2.授乳婦への投与は避けることが望ましいが、やむを得ず投与する場合は授乳を避けさせる[本剤の母乳中への移行は不明である]。
(小児等への投与)
小児等に対する安全性は確立されていない[使用経験がない]。
(過量投与)
1.徴候・症状:外国において、健康成人に本剤を500mgまで単回投与した場合及び勃起不全患者に本剤100mgを反復投与した場合の副作用は、低用量で認められたものと同様の副作用であった。
2.処置:過量投与の際の特異的な薬物療法はないが、適切な対症療法を行う(なお、腎透析によるクリアランスの促進は期待できない)。
(適用上の注意)
薬剤交付時:PTP包装の薬剤はPTPシートから取り出して服用するよう指導する(PTPシートの誤飲により、硬い鋭角部が食道粘膜へ刺入し、更には穿孔を起こして縦隔洞炎等の重篤な合併症を併発することが報告されている)。
(その他の注意)
1.勃起不全治療剤として使用されたタダラフィルの市販後の自発報告において、心筋梗塞、心突然死、心室性不整脈、脳出血、一過性脳虚血発作などの重篤な心血管系障害がタダラフィル投与後に発現している(これらの多くが心血管系のリスクファクターを有している患者であった)。

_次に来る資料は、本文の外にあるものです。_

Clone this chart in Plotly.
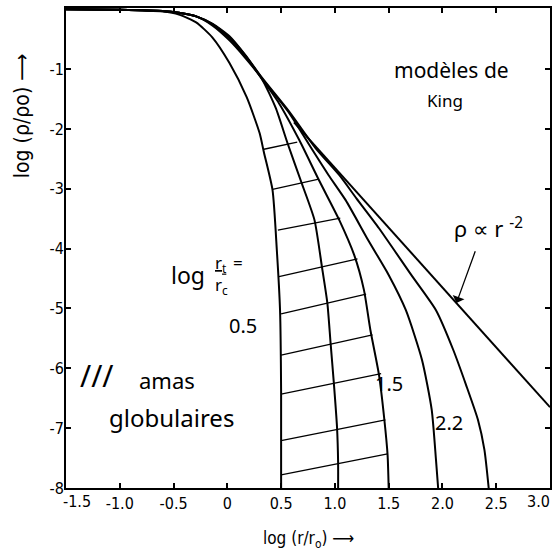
import plotly.graph_objects as go

# ---------------- data ----------------
# King models, log(rt/rc) = 0.5, 1.0, 1.5, 2.0, 2.5
c05_x = [-1.5, -1.0, -0.6, -0.45, -0.29, -0.14, 0.02, 0.18, 0.30, 0.34, 0.42, 0.46, 0.49, 0.50, 0.50]
c05_y = [0.0, -0.01, -0.04, -0.09, -0.22, -0.47, -0.90, -1.47, -2.07, -2.39, -3.02, -4.02, -5.03, -6.41, -8.0]

c10_x = [-1.5, -1.0, -0.6, -0.45, -0.29, -0.14, 0.02, 0.17, 0.32, 0.45, 0.56, 0.69, 0.81, 0.88, 0.93, 0.96, 0.99, 1.02, 1.03, 1.03]
c10_y = [0.0, -0.01, -0.03, -0.06, -0.12, -0.27, -0.52, -0.82, -1.16, -1.65, -2.24, -2.90, -3.52, -4.31, -4.91, -5.58, -6.24, -6.99, -7.58, -8.0]

c15_x = [-1.5, -1.0, -0.6, -0.45, -0.29, -0.14, 0.02, 0.17, 0.32, 0.48, 0.67, 0.85, 1.04, 1.18, 1.27, 1.33, 1.41, 1.46, 1.49, 1.50]
c15_y = [0.0, -0.01, -0.03, -0.06, -0.12, -0.25, -0.48, -0.79, -1.16, -1.57, -2.19, -2.85, -3.52, -4.11, -4.69, -5.36, -6.11, -6.86, -7.45, -8.0]

c20_x = [-1.5, -1.0, -0.6, -0.45, -0.29, -0.14, 0.02, 0.17, 0.32, 0.57, 0.78, 0.94, 1.10, 1.31, 1.50, 1.66, 1.81, 1.90, 1.94, 1.96]
c20_y = [0.0, -0.01, -0.03, -0.06, -0.12, -0.25, -0.47, -0.78, -1.15, -1.72, -2.32, -2.77, -3.19, -3.86, -4.44, -5.03, -5.86, -6.69, -7.53, -8.0]

c25_x = [-1.5, -1.0, -0.6, -0.45, -0.29, -0.14, 0.02, 0.17, 0.32, 0.57, 0.82, 1.04, 1.20, 1.41, 1.71, 1.94, 2.10, 2.22, 2.33, 2.39, 2.43]
c25_y = [0.0, -0.01, -0.03, -0.06, -0.12, -0.24, -0.45, -0.77, -1.14, -1.70, -2.32, -2.77, -3.16, -3.66, -4.44, -5.03, -5.69, -6.28, -6.86, -7.36, -8.0]

# rho ∝ r^-2 asymptote
pow_x = [0.62, 3.0]
pow_y = [-1.89, -6.65]

# hatching of the globular cluster region
hatch_x0 = [0.34, 0.42, 0.47, 0.48, 0.50, 0.50, 0.50, 0.50, 0.50]
hatch_y0 = [-2.34, -3.01, -3.69, -4.47, -5.09, -5.78, -6.43, -7.21, -7.78]
hatch_x1 = [0.65, 0.85, 1.05, 1.21, 1.29, 1.35, 1.43, 1.47, 1.49]
hatch_y1 = [-2.22, -2.84, -3.49, -4.17, -4.76, -5.44, -6.09, -6.86, -7.43]

x_ticks = [-1.5, -1.0, -0.5, 0, 0.5, 1.0, 1.5, 2.0, 2.5, 3.0]
x_tick_text = ["", "-1.0", "-0.5", "0", "0.5", "1.0", "1.5", "2.0", "2.5", ""]
first_x_label = "-1.5"
last_x_label = "3.0"
y_ticks = [-1, -2, -3, -4, -5, -6, -7, -8]
y_tick_text = ["-1", "-2", "-3", "-4", "-5", "-6", "-7", "-8"]

# ---------------- figure ----------------
INK = "#000000"
FONT = "Liberation Sans Narrow, DejaVu Sans Condensed, Liberation Sans, sans-serif"
HAND = "Noto Sans, DejaVu Sans, sans-serif"

fig = go.Figure()

for cx, cy in [(c05_x, c05_y), (c10_x, c10_y), (c15_x, c15_y), (c20_x, c20_y), (c25_x, c25_y)]:
    fig.add_trace(go.Scatter(x=cx, y=cy, mode="lines", line=dict(color=INK, width=2, shape="spline", smoothing=0.6),
                             hoverinfo="skip", showlegend=False))

fig.add_trace(go.Scatter(x=pow_x, y=pow_y, mode="lines", line=dict(color=INK, width=2),
                         hoverinfo="skip", showlegend=False))

hx, hy = [], []
for a, b, c, d in zip(hatch_x0, hatch_y0, hatch_x1, hatch_y1):
    hx += [a, c, None]
    hy += [b, d, None]
fig.add_trace(go.Scatter(x=hx, y=hy, mode="lines", line=dict(color=INK, width=1.3),
                         hoverinfo="skip", showlegend=False))

ann = []
def txt(x, y, s, size, font=HAND, **kw):
    ann.append(dict(x=x, y=y, xref="x", yref="y", text=s, showarrow=False,
                    xanchor="center", yanchor="middle",
                    font=dict(size=size, color=INK, family=font), **kw))

txt(2.08, -1.02, "modèles de", 21)
txt(2.02, -1.52, "King", 17)
txt(2.43, -3.64, "ρ ∝ r <sup>-2</sup>", 22)
txt(-0.37, -4.44, "log", 23)
txt(-0.06, -4.25, "<u>r<sub>t</sub></u>", 17)
txt(0.10, -4.23, "=", 17)
txt(-0.05, -4.62, "r<sub>c</sub>", 17)
txt(0.15, -5.29, "0.5", 20)
txt(1.50, -6.26, "1.5", 20)
txt(2.06, -6.91, "2.2", 20)
txt(-1.22, -6.12, "///", 30)
txt(-0.56, -6.20, "amas", 22)
txt(-0.52, -6.83, "globulaires", 24)

# arrow to the asymptote
ann.append(dict(x=2.13, y=-4.91, ax=2.31, ay=-4.02, xref="x", yref="y", axref="x", ayref="y",
                text="", showarrow=True, arrowhead=1, arrowsize=1.6, arrowwidth=1.3, arrowcolor=INK))

# end x tick labels (drawn a little inside, as in the original)
for xv, lab in [(-1.40, first_x_label), (2.89, last_x_label)]:
    ann.append(dict(x=xv, y=-0.029, xref="x", yref="paper", text=lab, showarrow=False,
                    xanchor="center", yanchor="middle", font=dict(size=16, color=INK, family=FONT)))

# axis titles
ann.append(dict(x=-0.0905, y=0.775, xref="paper", yref="paper", text="log (ρ/ρo) ⟶", textangle=-90,
                xanchor="center", yanchor="middle",
                showarrow=False, font=dict(size=21, color=INK, family=FONT)))
ann.append(dict(x=0.502, y=-0.108, xref="paper", yref="paper", text="log (r/r<sub>o</sub>) ⟶",
                xanchor="center", yanchor="middle",
                showarrow=False, font=dict(size=17, color=INK, family=FONT)))

axis_common = dict(showgrid=False, zeroline=False, showline=True, linecolor=INK, linewidth=2,
                   mirror="allticks", ticks="inside", ticklen=5, tickwidth=1.5, tickcolor=INK,
                   tickfont=dict(size=16, color=INK, family=FONT))

fig.update_layout(
    width=555, height=555,
    margin=dict(l=66, r=3, t=8, b=67),
    paper_bgcolor="white", plot_bgcolor="white",
    xaxis=dict(range=[-1.5, 3.0], tickvals=x_ticks, ticktext=x_tick_text, **axis_common),
    yaxis=dict(range=[-8.0, 0.02], tickvals=y_ticks, ticktext=y_tick_text, ticklabelstandoff=-3, **axis_common),
    annotations=ann,
    showlegend=False,
)

fig.write_html("out.html", config={"displayModeBar": False},
               post_script="document.body.style.margin='0px';document.body.style.overflow='hidden';")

多くの事象が、性行為中又は性行為後に認められ、少数例ではあるが、性行為なしにタダラフィル投与後に認められたものもあった。その他は、タダラフィルを投与し性行為後の数時間から数日後に報告されている。これらの症例について、タダラフィル、性行為、本来患者が有していた心血管系障害、これらの要因の組み合わせ又は他の要因に直接関連するかどうかを確定することはできない。
2.薬剤との因果関係は明らかではないが、外国において男性勃起不全治療剤として使用された本剤を含むPDE5阻害剤投与後に、まれに視力低下や視力喪失の原因となりうる非動脈炎性前部虚血性視神経症(NAION)の発現が報告されており、これらの患者の多くは、NAIONの危険因子を有していた[年齢(50歳以上)、糖尿病、高血圧、冠動脈障害、高脂血症、喫煙等]、外国でNAIONを発現した45歳以上の男性(肺動脈性肺高血圧症に使用された症例は除く)を対象として実施された自己対照研究でPDE5阻害剤の投与から消失半減期(T1/2)の5倍の期間内(タダラフィルの場合約4日以内に相当)はNAION発現リスクが約2倍になることが報告されている。
3.薬剤との因果関係は明らかではないが、外国において本剤を含むPDE5阻害剤投与後に、まれに、痙攣発作の発現が報告されている。
4.薬剤との因果関係は明らかではないが、外国において本剤を含むPDE5阻害剤投与後に、まれに、急激な聴力低下又は突発性難聴が報告されており、これらの患者では、耳鳴りや眩暈を伴うことがある。
5.アルコール飲用時に本剤を投与した外国の臨床薬理試験(本剤10mg、20mg)において、アルコール血中濃度、本剤の血漿中濃度のいずれも相互に影響を受けなかったが、アルコールを高用量<0.7g/kg>飲用した被験者において、眩暈や起立性低血圧が報告された。
6.25mg/kg/day以上の用量でタダラフィルをイヌに3〜12カ月間連日経口投与した毒性試験において、精巣重量低下、精細管上皮変性、精巣上体精子数減少が認められたとの報告がある。ヒトにおける精子形成能に対する影響を検討した外国臨床試験の一部では平均精子濃度減少が認められたが、精子運動率、精子形態及び生殖ホルモン値はいずれの試験においても変化が認められなかった。
(保険給付上の注意)
1.本製剤の効能・効果は、「肺動脈性肺高血圧症」である。
2.本製剤が「勃起不全」の治療目的で処方された場合には、保険給付の対象としないこととする。